The Judge was satisfied that the Claimant had satisfied s.12(2)(a) of the Human Rights Act and taken all practicable steps to notify the Defendant of the hearing.
Since judgment had been entered, the Claimant’s solicitors had used post, text messages and Twitter to inform the Defendant of steps taken in the proceedings. It could be readily inferred from the Defendant’s action, including subsequently blocking the Claimant’s solicitor on Twitter, that he was aware of the hearing.
There was no reason why the outstanding issues should proceed to a full trial. As judgment had already been entered, the threshold test for summary relief (s.8(3)) was to be applied to whether the trial of damages should be resolved by the summary procedure. That was clearly appropriate where, in this present case, the Claimant had elected the procedure and the Defendant had chosen not to participate or challenge the Claimant’s evidence.

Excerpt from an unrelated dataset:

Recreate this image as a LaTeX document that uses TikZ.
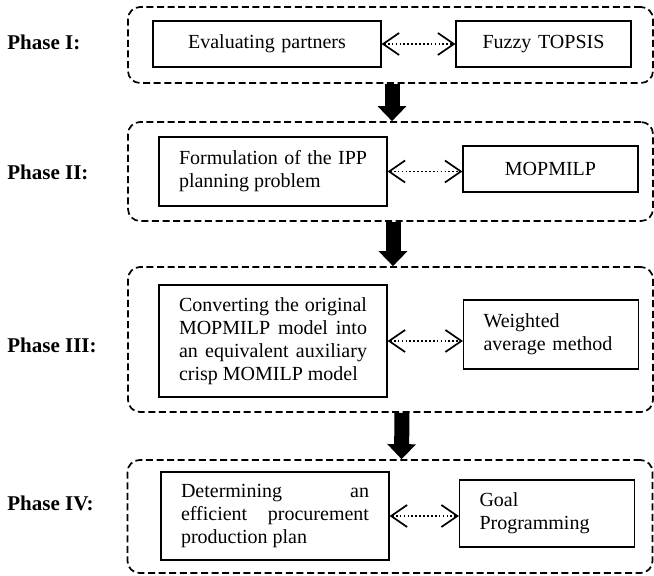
\documentclass[tikz,border=0pt]{standalone}
\usepackage{fontspec}
\setmainfont{Liberation Serif}
\usetikzlibrary{arrows.meta}
\hyphenpenalty=10000
\tolerance=10000
\begin{document}
\begin{tikzpicture}[x=0.5pt,y=-0.5pt,
    font=\fontsize{10}{11.5}\selectfont,
    phasebox/.style={draw,line width=0.85pt,dash pattern=on 3.5pt off 1.8pt,
        rounded corners=6pt,minimum width=262.5pt},
    taskbox/.style={draw,line width=0.6pt,inner xsep=10pt,text width=94pt,align=justify},
    methodbox/.style={draw,line width=0.6pt,inner xsep=10pt,text width=67.5pt},
    phaselabel/.style={anchor=west,inner sep=0pt,font=\fontsize{10.5}{12}\selectfont\bfseries},
    link/.style={{Straight Barb[length=8pt,width=11pt]}-{Straight Barb[length=8pt,width=11pt]},
        line width=0.85pt,dash pattern=on 0.85pt off 1.1pt},
    flow/.style={-{Triangle[length=7.5pt,width=14pt]},line width=7.5pt}
]
    \useasboundingbox (0,0) rectangle (654,576);

    % the four phases
    \node[phasebox,minimum height=38pt] (phaseI) at (390.5,45) {};
    \node[phasebox,minimum height=49.5pt] (phaseII) at (390.5,171.5) {};
    \node[phasebox,minimum height=72.5pt] (phaseIII) at (390.5,339.5) {};
    \node[phasebox,minimum height=56.5pt] (phaseIV) at (390,516.5) {};

    \node[phaselabel] (labelI) at (7,42) {Phase I:};
    \node[phaselabel] (labelII) at (7,172) {Phase II:};
    \node[phaselabel] (labelIII) at (7,345) {Phase III:};
    \node[phaselabel] (labelIV) at (7,503) {Phase IV:};

    % tasks and methods
    \node[taskbox,align=center,minimum height=23pt] (evaluating) at (267,44) {Evaluating partners};
    \node[methodbox,align=center,minimum height=23pt] (fuzzy) at (543.5,44) {Fuzzy TOPSIS};
    \node[taskbox,minimum height=34.5pt] (formulation) at (273,171.5)
        {Formulation of the IPP planning problem};
    \node[methodbox,align=center,minimum height=23pt] (mopmilp) at (550.5,169) {MOPMILP};
    \node[taskbox,minimum height=56pt] (converting) at (273,341)
        {Converting the original MOPMILP model into an equivalent auxiliary crisp MOMILP model};
    \node[methodbox,align=left,minimum height=34.5pt] (weighted) at (551,334.5) {Weighted\\average method};
    \node[taskbox,minimum height=44pt] (determining) at (275,516)
        {Determining an efficient procurement production plan};
    \node[methodbox,align=left,minimum height=33.5pt] (goal) at (547,513.5) {Goal\\Programming};

    \draw[link] (evaluating.east) -- (evaluating.east -| fuzzy.west);
    \draw[link] (formulation.east) -- (formulation.east -| mopmilp.west);
    \draw[link] (converting.east) -- (converting.east -| weighted.west);
    \draw[link] (determining.east) -- (determining.east -| goal.west);

    \draw[flow] ([xshift=0.75pt]phaseI.south) -- ([xshift=0.75pt]phaseII.north);
    \draw[flow] ([xshift=1.25pt]phaseII.south) -- ([xshift=1.25pt]phaseIII.north);
    \draw[flow] ([xshift=5.75pt]phaseIII.south) -- ([xshift=5.75pt]phaseIV.north);
\end{tikzpicture}
\end{document}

Damages were awarded at the maximum amount permitted under s.9 of the 1996 Act, namely £10,000. Following a trial, damages in excess of £20,000 would have been justified. The allegations were “serious”, but the extent of publication was limited. The Defendant’s conduct, including his refusal to remove the tweets complained of in response to a court order, “increased the importance of the vindicatory element” of the award.
Despite the Defendant’s failure to engage in the proceedings, which made it unlikely that he would engage with the Claimant to agree the wording of a suitable correction and apology for publication by him, the Judge made an order under s.9(1)(b).